> _WORK INSTRUCTIONS_:
Output all lines exactly, with nothing added or dropped.

>> Begin

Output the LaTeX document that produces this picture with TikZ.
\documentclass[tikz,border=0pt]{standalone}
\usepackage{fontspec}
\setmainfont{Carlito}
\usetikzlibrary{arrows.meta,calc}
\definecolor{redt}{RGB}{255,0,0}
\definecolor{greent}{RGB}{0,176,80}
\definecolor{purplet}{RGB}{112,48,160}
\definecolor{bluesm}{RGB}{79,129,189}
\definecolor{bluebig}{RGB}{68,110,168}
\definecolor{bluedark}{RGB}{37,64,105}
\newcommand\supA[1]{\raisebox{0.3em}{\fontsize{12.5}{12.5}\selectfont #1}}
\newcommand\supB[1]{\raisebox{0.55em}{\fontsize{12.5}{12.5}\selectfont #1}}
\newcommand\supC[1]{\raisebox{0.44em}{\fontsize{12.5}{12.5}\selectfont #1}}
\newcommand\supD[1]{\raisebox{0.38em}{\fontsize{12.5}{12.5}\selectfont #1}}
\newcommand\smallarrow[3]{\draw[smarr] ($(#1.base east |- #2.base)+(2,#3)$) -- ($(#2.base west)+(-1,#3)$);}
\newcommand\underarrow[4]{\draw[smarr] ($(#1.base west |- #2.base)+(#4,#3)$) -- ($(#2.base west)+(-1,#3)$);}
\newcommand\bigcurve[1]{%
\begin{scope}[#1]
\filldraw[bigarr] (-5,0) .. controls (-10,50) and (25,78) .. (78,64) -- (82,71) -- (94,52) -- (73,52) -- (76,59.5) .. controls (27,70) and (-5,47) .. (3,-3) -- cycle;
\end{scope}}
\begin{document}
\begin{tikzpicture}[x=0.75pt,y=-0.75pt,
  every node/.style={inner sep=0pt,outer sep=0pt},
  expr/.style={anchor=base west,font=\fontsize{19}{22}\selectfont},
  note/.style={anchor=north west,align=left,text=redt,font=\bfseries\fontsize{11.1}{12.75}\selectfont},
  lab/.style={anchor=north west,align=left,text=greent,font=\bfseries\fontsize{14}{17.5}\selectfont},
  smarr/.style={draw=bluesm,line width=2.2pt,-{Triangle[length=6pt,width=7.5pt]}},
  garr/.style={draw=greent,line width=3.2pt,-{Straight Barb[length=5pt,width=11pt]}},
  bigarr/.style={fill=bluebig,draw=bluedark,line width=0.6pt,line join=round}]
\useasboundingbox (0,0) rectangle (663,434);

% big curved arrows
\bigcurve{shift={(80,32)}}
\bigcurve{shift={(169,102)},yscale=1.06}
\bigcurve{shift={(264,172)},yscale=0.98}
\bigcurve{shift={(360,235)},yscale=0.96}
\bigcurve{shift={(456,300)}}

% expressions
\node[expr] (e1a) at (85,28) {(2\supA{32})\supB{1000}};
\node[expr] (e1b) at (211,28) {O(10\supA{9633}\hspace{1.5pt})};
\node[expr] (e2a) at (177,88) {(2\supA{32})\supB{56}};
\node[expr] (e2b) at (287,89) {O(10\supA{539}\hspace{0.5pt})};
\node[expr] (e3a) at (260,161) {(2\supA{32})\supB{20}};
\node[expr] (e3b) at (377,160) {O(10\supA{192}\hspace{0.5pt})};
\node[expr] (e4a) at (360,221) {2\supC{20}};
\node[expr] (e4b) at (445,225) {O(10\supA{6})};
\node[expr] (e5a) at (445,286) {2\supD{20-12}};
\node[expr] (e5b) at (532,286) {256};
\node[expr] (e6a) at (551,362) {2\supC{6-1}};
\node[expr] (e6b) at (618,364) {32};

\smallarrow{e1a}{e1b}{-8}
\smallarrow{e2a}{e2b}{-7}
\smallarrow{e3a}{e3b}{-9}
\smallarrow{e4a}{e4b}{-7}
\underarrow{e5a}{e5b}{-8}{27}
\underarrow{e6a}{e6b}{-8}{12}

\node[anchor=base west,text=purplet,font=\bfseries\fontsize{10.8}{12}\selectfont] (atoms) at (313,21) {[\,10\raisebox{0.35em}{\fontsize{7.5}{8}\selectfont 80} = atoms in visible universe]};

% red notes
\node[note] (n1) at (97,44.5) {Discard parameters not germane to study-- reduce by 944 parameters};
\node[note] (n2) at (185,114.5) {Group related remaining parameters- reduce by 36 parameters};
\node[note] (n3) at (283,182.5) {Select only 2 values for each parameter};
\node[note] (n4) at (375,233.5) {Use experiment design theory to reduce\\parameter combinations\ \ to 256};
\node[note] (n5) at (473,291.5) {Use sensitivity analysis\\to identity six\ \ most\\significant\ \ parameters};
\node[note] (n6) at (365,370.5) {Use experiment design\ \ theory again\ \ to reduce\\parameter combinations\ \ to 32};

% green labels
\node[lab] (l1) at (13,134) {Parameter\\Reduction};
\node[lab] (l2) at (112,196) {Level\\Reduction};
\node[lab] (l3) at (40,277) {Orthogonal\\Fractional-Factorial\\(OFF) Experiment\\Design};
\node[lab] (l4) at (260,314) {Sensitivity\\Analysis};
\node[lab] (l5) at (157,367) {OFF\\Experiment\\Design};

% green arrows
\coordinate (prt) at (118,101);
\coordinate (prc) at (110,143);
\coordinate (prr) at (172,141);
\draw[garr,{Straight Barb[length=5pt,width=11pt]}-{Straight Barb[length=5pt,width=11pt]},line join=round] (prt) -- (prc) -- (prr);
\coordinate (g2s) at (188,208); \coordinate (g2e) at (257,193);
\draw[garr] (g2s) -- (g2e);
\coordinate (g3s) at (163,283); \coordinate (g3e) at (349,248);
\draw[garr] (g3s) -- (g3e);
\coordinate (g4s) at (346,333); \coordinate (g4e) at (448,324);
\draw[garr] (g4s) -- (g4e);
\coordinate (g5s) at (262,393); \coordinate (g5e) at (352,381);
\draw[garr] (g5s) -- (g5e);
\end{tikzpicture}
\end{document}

>> End

> _EXERCISE ANSWER_:
Output the LaTeX document that produces this picture with TikZ.
\documentclass[tikz,border=0pt]{standalone}
\usepackage{fontspec}
\setmainfont{Carlito}
\usetikzlibrary{arrows.meta,calc}
\definecolor{redt}{RGB}{255,0,0}
\definecolor{greent}{RGB}{0,176,80}
\definecolor{purplet}{RGB}{112,48,160}
\definecolor{bluesm}{RGB}{79,129,189}
\definecolor{bluebig}{RGB}{68,110,168}
\definecolor{bluedark}{RGB}{37,64,105}
\newcommand\supA[1]{\raisebox{0.3em}{\fontsize{12.5}{12.5}\selectfont #1}}
\newcommand\supB[1]{\raisebox{0.55em}{\fontsize{12.5}{12.5}\selectfont #1}}
\newcommand\supC[1]{\raisebox{0.44em}{\fontsize{12.5}{12.5}\selectfont #1}}
\newcommand\supD[1]{\raisebox{0.38em}{\fontsize{12.5}{12.5}\selectfont #1}}
\newcommand\smallarrow[3]{\draw[smarr] ($(#1.base east |- #2.base)+(2,#3)$) -- ($(#2.base west)+(-1,#3)$);}
\newcommand\underarrow[4]{\draw[smarr] ($(#1.base west |- #2.base)+(#4,#3)$) -- ($(#2.base west)+(-1,#3)$);}
\newcommand\bigcurve[1]{%
\begin{scope}[#1]
\filldraw[bigarr] (-5,0) .. controls (-10,50) and (25,78) .. (78,64) -- (82,71) -- (94,52) -- (73,52) -- (76,59.5) .. controls (27,70) and (-5,47) .. (3,-3) -- cycle;
\end{scope}}
\begin{document}
\begin{tikzpicture}[x=0.75pt,y=-0.75pt,
  every node/.style={inner sep=0pt,outer sep=0pt},
  expr/.style={anchor=base west,font=\fontsize{19}{22}\selectfont},
  note/.style={anchor=north west,align=left,text=redt,font=\bfseries\fontsize{11.1}{12.75}\selectfont},
  lab/.style={anchor=north west,align=left,text=greent,font=\bfseries\fontsize{14}{17.5}\selectfont},
  smarr/.style={draw=bluesm,line width=2.2pt,-{Triangle[length=6pt,width=7.5pt]}},
  garr/.style={draw=greent,line width=3.2pt,-{Straight Barb[length=5pt,width=11pt]}},
  bigarr/.style={fill=bluebig,draw=bluedark,line width=0.6pt,line join=round}]
\useasboundingbox (0,0) rectangle (663,434);

% big curved arrows
\bigcurve{shift={(80,32)}}
\bigcurve{shift={(169,102)},yscale=1.06}
\bigcurve{shift={(264,172)},yscale=0.98}
\bigcurve{shift={(360,235)},yscale=0.96}
\bigcurve{shift={(456,300)}}

% expressions
\node[expr] (e1a) at (85,28) {(2\supA{32})\supB{1000}};
\node[expr] (e1b) at (211,28) {O(10\supA{9633}\hspace{1.5pt})};
\node[expr] (e2a) at (177,88) {(2\supA{32})\supB{56}};
\node[expr] (e2b) at (287,89) {O(10\supA{539}\hspace{0.5pt})};
\node[expr] (e3a) at (260,161) {(2\supA{32})\supB{20}};
\node[expr] (e3b) at (377,160) {O(10\supA{192}\hspace{0.5pt})};
\node[expr] (e4a) at (360,221) {2\supC{20}};
\node[expr] (e4b) at (445,225) {O(10\supA{6})};
\node[expr] (e5a) at (445,286) {2\supD{20-12}};
\node[expr] (e5b) at (532,286) {256};
\node[expr] (e6a) at (551,362) {2\supC{6-1}};
\node[expr] (e6b) at (618,364) {32};

\smallarrow{e1a}{e1b}{-8}
\smallarrow{e2a}{e2b}{-7}
\smallarrow{e3a}{e3b}{-9}
\smallarrow{e4a}{e4b}{-7}
\underarrow{e5a}{e5b}{-8}{27}
\underarrow{e6a}{e6b}{-8}{12}

\node[anchor=base west,text=purplet,font=\bfseries\fontsize{10.8}{12}\selectfont] (atoms) at (313,21) {[\,10\raisebox{0.35em}{\fontsize{7.5}{8}\selectfont 80} = atoms in visible universe]};

% red notes
\node[note] (n1) at (97,44.5) {Discard parameters not germane to study-- reduce by 944 parameters};
\node[note] (n2) at (185,114.5) {Group related remaining parameters- reduce by 36 parameters};
\node[note] (n3) at (283,182.5) {Select only 2 values for each parameter};
\node[note] (n4) at (375,233.5) {Use experiment design theory to reduce\\parameter combinations\ \ to 256};
\node[note] (n5) at (473,291.5) {Use sensitivity analysis\\to identity six\ \ most\\significant\ \ parameters};
\node[note] (n6) at (365,370.5) {Use experiment design\ \ theory again\ \ to reduce\\parameter combinations\ \ to 32};

% green labels
\node[lab] (l1) at (13,134) {Parameter\\Reduction};
\node[lab] (l2) at (112,196) {Level\\Reduction};
\node[lab] (l3) at (40,277) {Orthogonal\\Fractional-Factorial\\(OFF) Experiment\\Design};
\node[lab] (l4) at (260,314) {Sensitivity\\Analysis};
\node[lab] (l5) at (157,367) {OFF\\Experiment\\Design};

% green arrows
\coordinate (prt) at (118,101);
\coordinate (prc) at (110,143);
\coordinate (prr) at (172,141);
\draw[garr,{Straight Barb[length=5pt,width=11pt]}-{Straight Barb[length=5pt,width=11pt]},line join=round] (prt) -- (prc) -- (prr);
\coordinate (g2s) at (188,208); \coordinate (g2e) at (257,193);
\draw[garr] (g2s) -- (g2e);
\coordinate (g3s) at (163,283); \coordinate (g3e) at (349,248);
\draw[garr] (g3s) -- (g3e);
\coordinate (g4s) at (346,333); \coordinate (g4e) at (448,324);
\draw[garr] (g4s) -- (g4e);
\coordinate (g5s) at (262,393); \coordinate (g5e) at (352,381);
\draw[garr] (g5s) -- (g5e);
\end{tikzpicture}
\end{document}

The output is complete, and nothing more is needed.